You’re considering both Chapter 7 bankruptcy and Chapter 13 bankruptcy, but you’re not sure which one is right for you. If you have assets you want to retain, while it can be done with either one, Chapter 13 may make it easier.
Keep in mind that the biggest difference between the two is that Chapter 13 creates a repayment plan. That plan typically lasts for three to five years. Chapter 7, though, liquidates unneeded assets that are not exempt. It then pays off a portion of the debt with the proceeds and forgives the rest.
There are exemptions for Chapter 7, so don’t assume that you’ll lose all of your assets. For instance, you may be able to keep tools that you need in your line of work.
However, maybe you have additional assets that you don’t want to give up, like a second car. These may be liquidated with Chapter 7, but you may be allowed to keep them with Chapter 13.
There is a stipulation: You have to make your monthly payments on time. If you fail, you could just lose your assets at a later date. As long as you pay, though, you protect what you own.

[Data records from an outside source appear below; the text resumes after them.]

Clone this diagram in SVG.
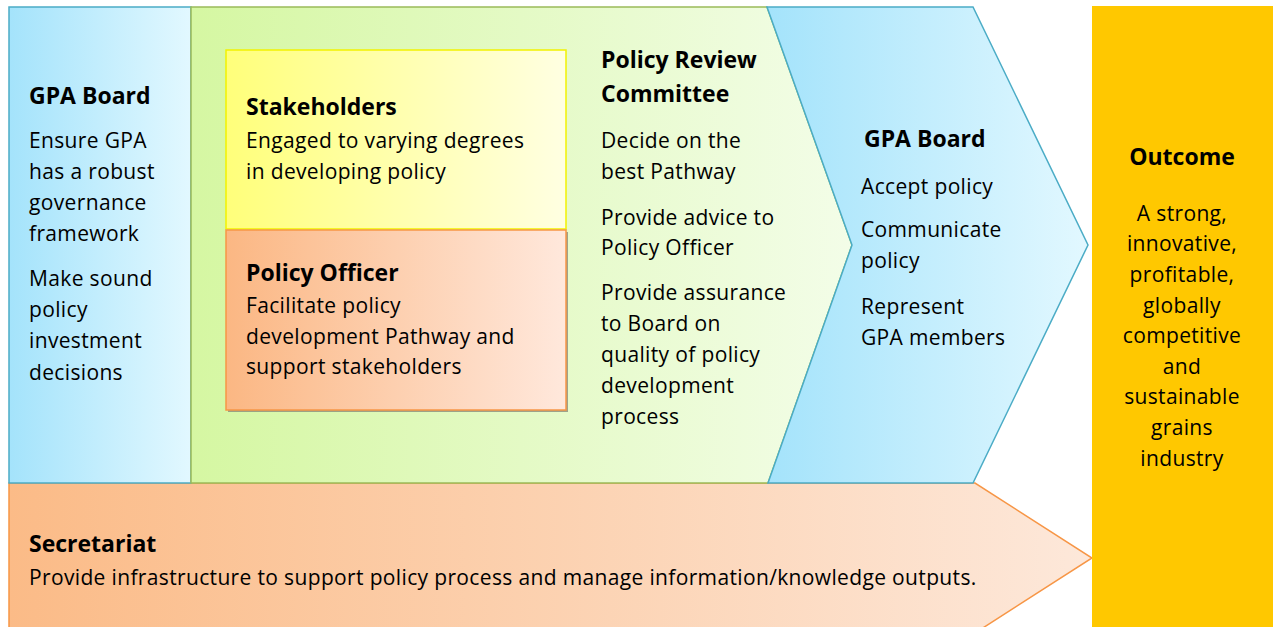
<svg xmlns="http://www.w3.org/2000/svg" width="1273" height="627" viewBox="0 0 1273 627">
<defs>
<linearGradient id="gBlue" x1="0" y1="0" x2="1" y2="0"><stop offset="0" stop-color="#a4e3fb"/><stop offset="1" stop-color="#e2f8ff"/></linearGradient>
<linearGradient id="gGreen" x1="0" y1="0" x2="1" y2="0"><stop offset="0" stop-color="#d5f7a2"/><stop offset="1" stop-color="#f3fde8"/></linearGradient>
<linearGradient id="gYellow" x1="0" y1="0" x2="1" y2="0"><stop offset="0" stop-color="#ffff7a"/><stop offset="1" stop-color="#ffffe2"/></linearGradient>
<linearGradient id="gOrange" x1="0" y1="0" x2="1" y2="0"><stop offset="0" stop-color="#fbb783"/><stop offset="1" stop-color="#ffe8dc"/></linearGradient>
<linearGradient id="gSec" x1="0" y1="0" x2="1" y2="0"><stop offset="0" stop-color="#fbbb87"/><stop offset="1" stop-color="#fde8da"/></linearGradient>
<style>
text{font-family:"Open Sans","Liberation Sans",sans-serif;font-size:21px;letter-spacing:0.35px;fill:#000}
.b{font-weight:bold;font-size:23px;letter-spacing:0}
.c{text-anchor:middle}
</style>
</defs>
<rect width="1273" height="627" fill="#fff"/>
<g id="secretariat">
<polygon points="9,483 975,483 1092,558 975,633 9,633" fill="url(#gSec)" stroke="#f79646" stroke-width="1.5"/>
<text x="29" y="552" class="b">Secretariat</text>
<text x="29" y="585">Provide infrastructure to support policy process and manage information/knowledge outputs.</text>
</g>
<g id="gpa-board-left">
<rect x="9" y="7" width="182" height="476" fill="url(#gBlue)" stroke="#4bacc6" stroke-width="1.5"/>
<text x="29" y="104" class="b">GPA Board</text>
<text x="29" y="148">Ensure GPA</text>
<text x="29" y="179">has a robust</text>
<text x="29" y="210">governance</text>
<text x="29" y="241">framework</text>
<text x="29" y="286">Make sound</text>
<text x="29" y="317">policy</text>
<text x="29" y="348">investment</text>
<text x="29" y="380">decisions</text>
</g>
<g id="policy-review-committee">
<polygon points="191,7 767,7 852,245 768,483 191,483" fill="url(#gGreen)" stroke="#9bbb59" stroke-width="1.5"/>
<text x="601" y="68" class="b">Policy Review</text>
<text x="601" y="102" class="b">Committee</text>
<text x="601" y="148">Decide on the</text>
<text x="601" y="179">best Pathway</text>
<text x="601" y="225">Provide advice to</text>
<text x="601" y="255">Policy Officer</text>
<text x="601" y="300">Provide assurance</text>
<text x="601" y="331">to Board on</text>
<text x="601" y="362">quality of policy</text>
<text x="601" y="393">development</text>
<text x="601" y="424">process</text>
</g>
<g id="stakeholders">
<rect x="226" y="50" width="340" height="179" fill="url(#gYellow)" stroke="#f2f200" stroke-width="1.5"/>
<text x="246" y="115" class="b">Stakeholders</text>
<text x="246" y="148">Engaged to varying degrees</text>
<text x="246" y="179">in developing policy</text>
</g>
<g id="policy-officer">
<rect x="228" y="232" width="340" height="180" fill="#8c8c7a" opacity="0.8"/>
<rect x="226" y="230" width="340" height="180" fill="url(#gOrange)" stroke="#f79646" stroke-width="1.5"/>
<text x="246" y="281" class="b">Policy Officer</text>
<text x="246" y="313">Facilitate policy</text>
<text x="246" y="344">development Pathway and</text>
<text x="246" y="374">support stakeholders</text>
</g>
<g id="gpa-board-right">
<polygon points="767,7 973,7 1088,245 973,483 768,483 852,245" fill="url(#gBlue)" stroke="#4bacc6" stroke-width="1.5"/>
<text x="864" y="147" class="b">GPA Board</text>
<text x="861" y="194">Accept policy</text>
<text x="861" y="237">Communicate</text>
<text x="861" y="268">policy</text>
<text x="861" y="314">Represent</text>
<text x="861" y="345">GPA members</text>
</g>
<g id="outcome">
<rect x="1092" y="6" width="181" height="621" fill="#ffc800"/>
<text x="1182" y="165" class="b c">Outcome</text>
<text x="1182" y="221" class="c">A strong,</text>
<text x="1182" y="251" class="c">innovative,</text>
<text x="1182" y="282" class="c">profitable,</text>
<text x="1182" y="313" class="c">globally</text>
<text x="1182" y="343" class="c">competitive</text>
<text x="1182" y="374" class="c">and</text>
<text x="1182" y="404" class="c">sustainable</text>
<text x="1182" y="435" class="c">grains</text>
<text x="1182" y="466" class="c">industry</text>
</g>
<g id="connectors"/>
</svg>
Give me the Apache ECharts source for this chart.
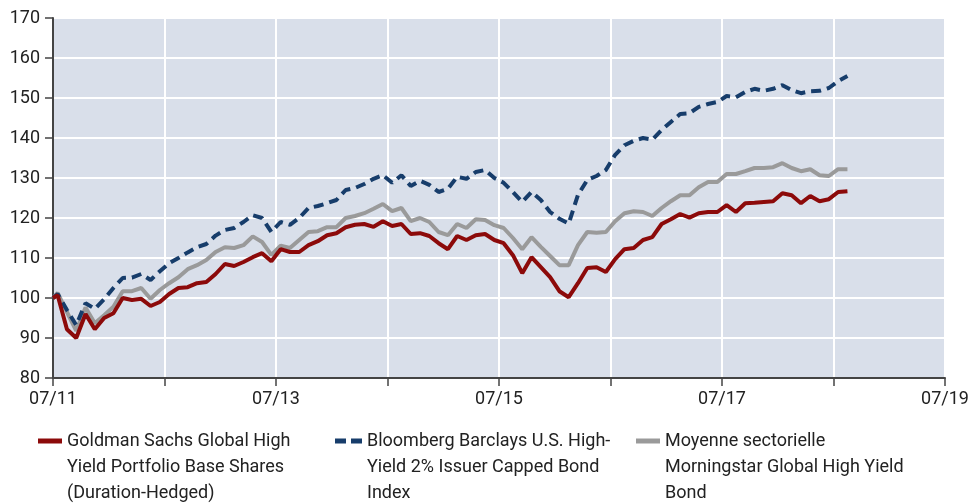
<!DOCTYPE html>
<html>
<head>
<meta charset="utf-8">
<script src="https://cdn.jsdelivr.net/npm/echarts@6/dist/echarts.min.js"></script>
<style>
  html, body { margin: 0; padding: 0; background: #fff; }
  #chart { width: 977px; height: 503px; }
</style>
</head>
<body>
<div id="chart"></div>
<script>
// valeurs (base 100 en 07/11), un point par mois
var goldman = [100, 100.7, 92.2, 90, 96, 92.2, 95, 96.2, 100, 99.5, 99.8, 98, 99, 101, 102.5, 102.7,
  103.7, 104, 106, 108.5, 108, 109, 110.2, 111.2, 109.2, 112.2, 111.5, 111.5, 113.2, 114.2, 115.7,
  116.2, 117.7, 118.3, 118.5, 117.8, 119.2, 118, 118.5, 116, 116.2, 115.5, 113.7, 112.2, 115.5, 114.5,
  115.7, 116, 114.5, 113.7, 110.7, 106.2, 110.2, 107.7, 105.2, 101.7, 100.2, 103.7, 107.5, 107.7,
  106.5, 109.7, 112.2, 112.5, 114.5, 115.2, 118.5, 119.7, 121, 120.1, 121.2, 121.5, 121.5, 123.2,
  121.5, 123.7, 123.8, 124, 124.2, 126.2, 125.7, 123.7, 125.5, 124.2, 124.7, 126.5, 126.7];

var bloomberg = [100, 101, 97, 93.2, 98.7, 97.3, 99.7, 102.5, 105, 105.1, 106, 104.5, 106.7, 108.7,
  110, 111.4, 112.7, 113.5, 115.6, 117, 117.5, 119, 120.7, 120, 116.5, 119, 118.3, 120, 122.5, 123,
  123.7, 124.5, 127, 127.5, 128.5, 129.8, 130.7, 128.8, 130.7, 128, 129.3, 128.3, 126.5, 127.3, 130.3,
  129.8, 131.5, 132, 130, 128.8, 126.5, 124, 126.5, 124.5, 121.5, 119.8, 118.6, 125.8, 129.5, 130.5,
  132, 135.8, 138.2, 139.3, 140, 139.6, 142, 144, 146, 146.2, 147.8, 148.5, 149, 150.5, 150.2, 151.5,
  152.3, 151.8, 152.3, 153.2, 152, 151.2, 151.7, 151.8, 152.5, 154.2, 155.5];

var morningstar = [100, 101.3, 96.5, 91.8, 97.6, 93.7, 95.7, 97.8, 101.7, 101.7, 102.5, 99.8, 102,
  103.7, 105.2, 107.2, 108.2, 109.5, 111.5, 112.7, 112.5, 113.2, 115.4, 114, 110.8, 113.1, 112.5,
  114.5, 116.5, 116.7, 117.7, 117.7, 120, 120.5, 121.2, 122.3, 123.5, 121.7, 122.5, 119.2, 120, 119,
  116.5, 115.7, 118.5, 117.5, 119.7, 119.5, 118.2, 117.5, 115, 112.2, 115.2, 112.8, 110.5, 108.2,
  108.2, 113.2, 116.5, 116.3, 116.5, 119.2, 121.2, 121.7, 121.5, 120.5, 122.5, 124.2, 125.7, 125.7,
  127.7, 129, 129, 131, 131, 131.7, 132.5, 132.5, 132.7, 133.7, 132.5, 131.7, 132.2, 130.7, 130.5,
  132.2, 132.2];

var seriesNames = [
  'Goldman Sachs Global High\nYield Portfolio Base Shares\n(Duration-Hedged)',
  'Bloomberg Barclays U.S. High-\nYield 2% Issuer Capped Bond\nIndex',
  'Moyenne sectorielle\nMorningstar Global High Yield\nBond'
];
var colors = ['#8c0a0a', '#173d6b', '#9a9a9a'];

// mois depuis 07/11 : départ, puis un point en milieu de mois
var months = [0];
for (var i = 1; i < goldman.length; i++) {
  months.push(i - 0.5);
}

function pairs(values) {
  return values.map(function (v, i) { return [months[i], v]; });
}

var font = '"Liberation Sans Narrow", "Arial Narrow", Roboto, sans-serif';

function legendItem(idx, left, width, icon) {
  return {
    data: [seriesNames[idx]],
    left: left,
    top: 376,
    padding: 0,
    icon: icon,
    itemWidth: width,
    itemHeight: 5,
    selectedMode: false,
    // deux lignes vides devant : l'icône tombe sur la première ligne
    formatter: function (name) { return '\n\n' + name; },
    textStyle: {
      fontFamily: font,
      fontSize: 18,
      color: '#222',
      lineHeight: 26
    }
  };
}

var myChart = echarts.init(document.getElementById('chart'));
myChart.setOption({
  animation: false,
  grid: {
    left: 53,
    right: 32,
    top: 18,
    bottom: 125,
    show: true,
    backgroundColor: '#d9dfea',
    borderWidth: 0
  },
  legend: [
    legendItem(0, 38, 24, 'rect'),
    legendItem(1, 335, 27, 'path://M0,0h11v5h-11z M16,0h11v5h-11z'),
    legendItem(2, 636, 24, 'rect')
  ],
  xAxis: {
    type: 'value',
    min: 0,
    max: 96,
    interval: 12,
    axisLine: { show: true, lineStyle: { color: '#444', width: 2 } },
    axisTick: { show: true, length: 8, lineStyle: { color: '#444', width: 1.5 } },
    splitLine: { show: true, lineStyle: { color: '#fff', width: 2 } },
    axisLabel: {
      fontFamily: font,
      fontSize: 18,
      color: '#222',
      margin: 12,
      showMaxLabel: true,
      formatter: function (v) {
        var y = v / 12;
        return y % 2 === 0 ? '07/' + (11 + y) : '';
      }
    }
  },
  yAxis: {
    type: 'value',
    min: 80,
    max: 170,
    interval: 10,
    axisLine: { show: true, lineStyle: { color: '#444', width: 2 } },
    axisTick: { show: true, length: 8, lineStyle: { color: '#444', width: 1.5 } },
    splitLine: { show: true, lineStyle: { color: '#fff', width: 2 } },
    axisLabel: {
      fontFamily: font,
      fontSize: 18,
      color: '#222',
      margin: 13
    }
  },
  series: [
    {
      name: seriesNames[0],
      type: 'line',
      data: pairs(goldman),
      showSymbol: false,
      z: 4,
      itemStyle: { color: colors[0] },
      lineStyle: { color: colors[0], width: 4 }
    },
    {
      name: seriesNames[1],
      type: 'line',
      data: pairs(bloomberg),
      showSymbol: false,
      z: 3,
      itemStyle: { color: colors[1] },
      lineStyle: { color: colors[1], width: 4, type: [10, 6] }
    },
    {
      name: seriesNames[2],
      type: 'line',
      data: pairs(morningstar),
      showSymbol: false,
      z: 2,
      itemStyle: { color: colors[2] },
      lineStyle: { color: colors[2], width: 4 }
    }
  ]
});
</script>
</body>
</html>
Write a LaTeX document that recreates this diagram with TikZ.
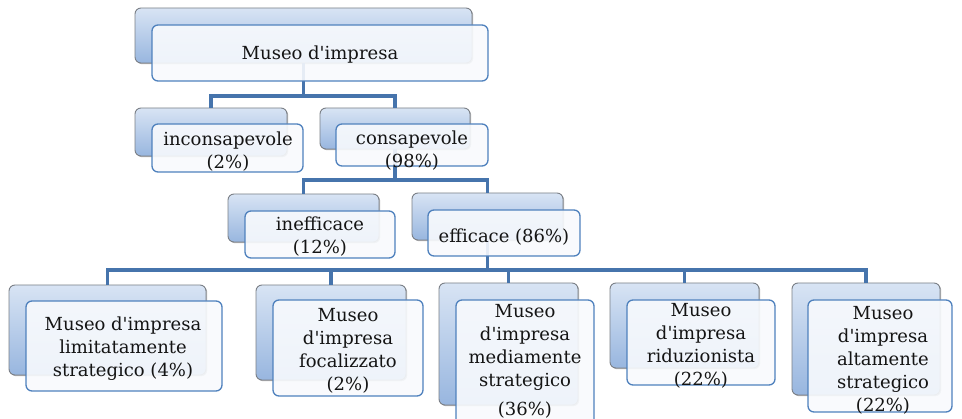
\documentclass[tikz,border=0pt]{standalone}
\usepackage{fontspec}
\newfontfamily\boxfont{DejaVu Serif}
\usetikzlibrary{fit,shadows}
\definecolor{bktop}{HTML}{D8E4F4}
\definecolor{bkbot}{HTML}{98B6DF}
\definecolor{bkline}{HTML}{7A7F86}
\definecolor{frline}{HTML}{4F81BD}
\definecolor{frfill}{HTML}{F8FAFD}
\definecolor{connc}{HTML}{4674AC}
\definecolor{txt}{HTML}{141414}
\begin{document}
\begin{tikzpicture}[x=1pt,y=-1pt,
  backbox/.style={draw=bkline, line width=0.9pt, rounded corners=6pt, inner sep=0pt,
    top color=bktop, bottom color=bkbot,
    drop shadow={shadow xshift=1.2pt, shadow yshift=-1.2pt, opacity=0.3, fill=black}},
  frontbox/.style={draw=frline, line width=1.3pt, rounded corners=6pt, inner sep=0pt,
    fill=frfill, fill opacity=0.9},
  conn/.style={draw=connc, line width=3.6pt},
  lbl/.style={text=txt, align=center, inner sep=0pt,
    font=\boxfont\fontsize{18}{23}\selectfont}]
\useasboundingbox (0,0) rectangle (962,419);
% back boxes
\node[backbox, fit={(135,8) (472,63)}] (b0) {};
\node[backbox, fit={(135,108) (287,156)}] (b1) {};
\node[backbox, fit={(320,108) (470,149)}] (b2) {};
\node[backbox, fit={(228,194) (379,242)}] (b3) {};
\node[backbox, fit={(412,193) (563,240)}] (b4) {};
\node[backbox, fit={(9,285) (206,375)}] (b5) {};
\node[backbox, fit={(256,285) (406,380)}] (b6) {};
\node[backbox, fit={(439,283) (578,405)}] (b7) {};
\node[backbox, fit={(610,283) (759,368)}] (b8) {};
\node[backbox, fit={(792,283) (940,395)}] (b9) {};
% connectors
\coordinate (j0) at (303,96);
\coordinate (j1) at (396,180);
\coordinate (j2) at (487,270);
\draw[conn] (b0.south) -- (b0.south |- j0);
\draw[conn] (b1.north) |- (j0) -| (b2.north);
\draw[conn] (b2.south) -- (b2.south |- j1);
\draw[conn] (b3.north) |- (j1) -| (b4.north);
\draw[conn] (b4.south) -- (b4.south |- j2);
\draw[conn] (b5.north) |- (j2) -| (b9.north);
\draw[conn] (b6.north) -- (b6.north |- j2);
\draw[conn] (b7.north) -- (b7.north |- j2);
\draw[conn] (b8.north) -- (b8.north |- j2);
% front boxes
\node[frontbox, fit={(152,25) (488,81)}] (f0) {};
\node[frontbox, fit={(152,124) (303,172)}] (f1) {};
\node[frontbox, fit={(336,124) (488,166)}] (f2) {};
\node[frontbox, fit={(245,211) (395,258)}] (f3) {};
\node[frontbox, fit={(428,210) (580,256)}] (f4) {};
\node[frontbox, fit={(26,301) (222,391)}] (f5) {};
\node[frontbox, fit={(273,300) (423,396)}] (f6) {};
\node[frontbox, fit={(456,300) (594,428)}] (f7) {};
\node[frontbox, fit={(627,300) (775,385)}] (f8) {};
\node[frontbox, fit={(808,300) (952,412)}] (f9) {};
% labels
\node[lbl] (t0) at (320,55) {Museo d'impresa};
\node[lbl] (t1) at (228,152) {inconsapevole\\(2\%)};
\node[lbl] (t2) at (412,151) {consapevole\\(98\%)};
\node[lbl] (t3) at (320,237) {inefficace\\(12\%)};
\node[lbl] (t4) at (504,237) {efficace (86\%)};
\node[lbl] (t5) at (123,349) {Museo d'impresa\\limitatamente\\strategico (4\%)};
\node[lbl] (t6) at (348,351) {Museo\\d'impresa\\focalizzato\\(2\%)};
\node[lbl] (t7) at (525,361) {Museo\\d'impresa\\mediamente\\strategico\\[6pt](36\%)};
\node[lbl] (t8) at (701,346) {Museo\\d'impresa\\riduzionista\\(22\%)};
\node[lbl] (t9) at (883,360) {Museo\\d'impresa\\altamente\\strategico\\(22\%)};
\end{tikzpicture}
\end{document}
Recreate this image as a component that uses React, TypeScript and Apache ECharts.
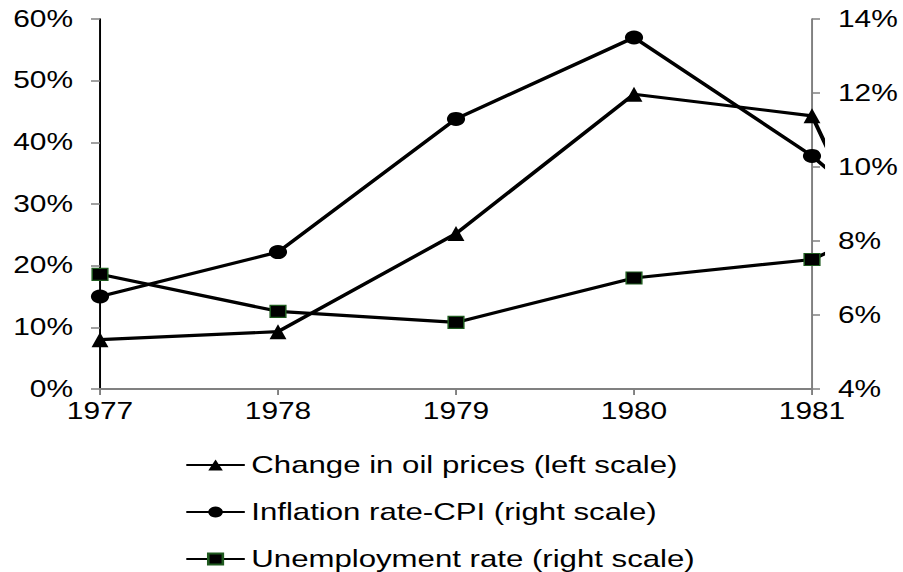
import React, { useEffect, useRef } from "react";
import * as echarts from "echarts";

const years = [1977, 1978, 1979, 1980, 1981, 1982];
const oilPriceChange = [8.0, 9.3, 25.2, 47.8, 44.3, -17.0];
const inflationCPI = [6.5, 7.7, 11.3, 13.5, 10.3, 6.2];
const unemployment = [7.1, 6.1, 5.8, 7.0, 7.5, 9.7];
const seriesNames = [
  "Change in oil prices (left scale)",
  "Inflation rate-CPI (right scale)",
  "Unemployment rate (right scale)",
];

const FONT = "'Liberation Sans', Arial, sans-serif";
const PAGE_W = 903;
const PAGE_H = 572;
const INNER_W = 695;
const SX = PAGE_W / INNER_W;

export default function App() {
  const ref = useRef<HTMLDivElement>(null);
  useEffect(() => {
    if (!ref.current) return;
    const chart = echarts.init(ref.current, undefined, { renderer: "svg" });
    const px = (x: number) => x / SX;
    const gl = px(100), gt = 19, gw = px(712), gh = 370;
    const extra = px(10);
    const xMax2 = 1977 + (4 * (gw + extra)) / gw;
    const pair = (vals: number[]) => years.map((y, i) => [y, vals[i]]);
    const lineStyle = { color: "#000", width: 3.2 };
    chart.setOption({
      animation: false,
      textStyle: { fontFamily: FONT },
      grid: [
        { left: gl, top: gt, width: gw, height: gh },
        { left: gl, top: gt, width: gw + extra, height: gh },
      ],
      xAxis: [
        {
          gridIndex: 0,
          type: "value",
          min: 1977,
          max: 1981,
          interval: 1,
          axisLine: { lineStyle: { color: "#808080", width: 2 } },
          axisTick: { inside: false, length: 6, lineStyle: { color: "#808080", width: 1.5 } },
          axisLabel: {
            margin: 11,
            color: "#000",
            fontSize: 23,
            fontFamily: FONT,
            formatter: (v: number) => String(v),
          },
          splitLine: { show: false },
        },
        { gridIndex: 1, type: "value", min: 1977, max: xMax2, show: false },
      ],
      yAxis: [
        {
          gridIndex: 0,
          type: "value",
          position: "left",
          min: 0,
          max: 60,
          interval: 10,
          axisLine: { show: true, lineStyle: { color: "#000", width: 1.5 } },
          axisTick: { show: true, length: px(9), lineStyle: { color: "#808080", width: 1.5 } },
          axisLabel: { margin: px(27), color: "#000", fontSize: 23, fontFamily: FONT, formatter: "{value}%" },
          splitLine: { show: false },
        },
        {
          gridIndex: 0,
          type: "value",
          position: "right",
          min: 4,
          max: 14,
          interval: 2,
          axisLine: { show: true, lineStyle: { color: "#808080", width: 1.5 } },
          axisTick: { show: true, length: px(8), lineStyle: { color: "#808080", width: 1.5 } },
          axisLabel: { margin: px(26), color: "#000", fontSize: 23, fontFamily: FONT, formatter: "{value}%" },
          splitLine: { show: false },
        },
        { gridIndex: 1, type: "value", min: 0, max: 60, show: false },
        { gridIndex: 1, type: "value", min: 4, max: 14, show: false },
      ],
      legend: {
        orient: "vertical",
        left: px(185),
        top: 453,
        height: 160,
        padding: 0,
        itemWidth: px(250) - px(185) - 5,
        itemHeight: 14,
        itemGap: 23,
        textStyle: { color: "#000", fontSize: 24, fontFamily: FONT, lineHeight: 24 },
        data: seriesNames,
      },
      series: [
        {
          name: seriesNames[0],
          type: "line",
          xAxisIndex: 1,
          yAxisIndex: 2,
          data: pair(oilPriceChange),
          clip: true,
          symbol: "triangle",
          symbolSize: [13, 15],
          itemStyle: { color: "#000" },
          lineStyle,
        },
        {
          name: seriesNames[1],
          type: "line",
          xAxisIndex: 1,
          yAxisIndex: 3,
          data: pair(inflationCPI),
          clip: true,
          symbol: "circle",
          symbolSize: [14, 14],
          itemStyle: { color: "#000" },
          lineStyle,
        },
        {
          name: seriesNames[2],
          type: "line",
          xAxisIndex: 1,
          yAxisIndex: 3,
          data: pair(unemployment),
          clip: true,
          symbol: "rect",
          symbolSize: [12, 12],
          itemStyle: { color: "#000", borderColor: "#1f5a1f", borderWidth: 1.2 },
          lineStyle,
        },
      ],
    });
    return () => chart.dispose();
  }, []);
  return (
    <div
      ref={ref}
      style={{
        position: "absolute",
        left: 0,
        top: 0,
        width: INNER_W,
        height: PAGE_H,
        transform: `scaleX(${SX})`,
        transformOrigin: "0 0",
      }}
    />
  );
}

There are many things you must consider when deciding between Chapter 7 and Chapter 13, such as your employment status, how much you earn every month and which assets are exempt from the process. You may not qualify for both. If you do, though, this is one of the huge upsides to Chapter 13.
No matter which type of bankruptcy you decide to use, be sure you know all of the proper legal steps to take to ensure that the process goes smoothly.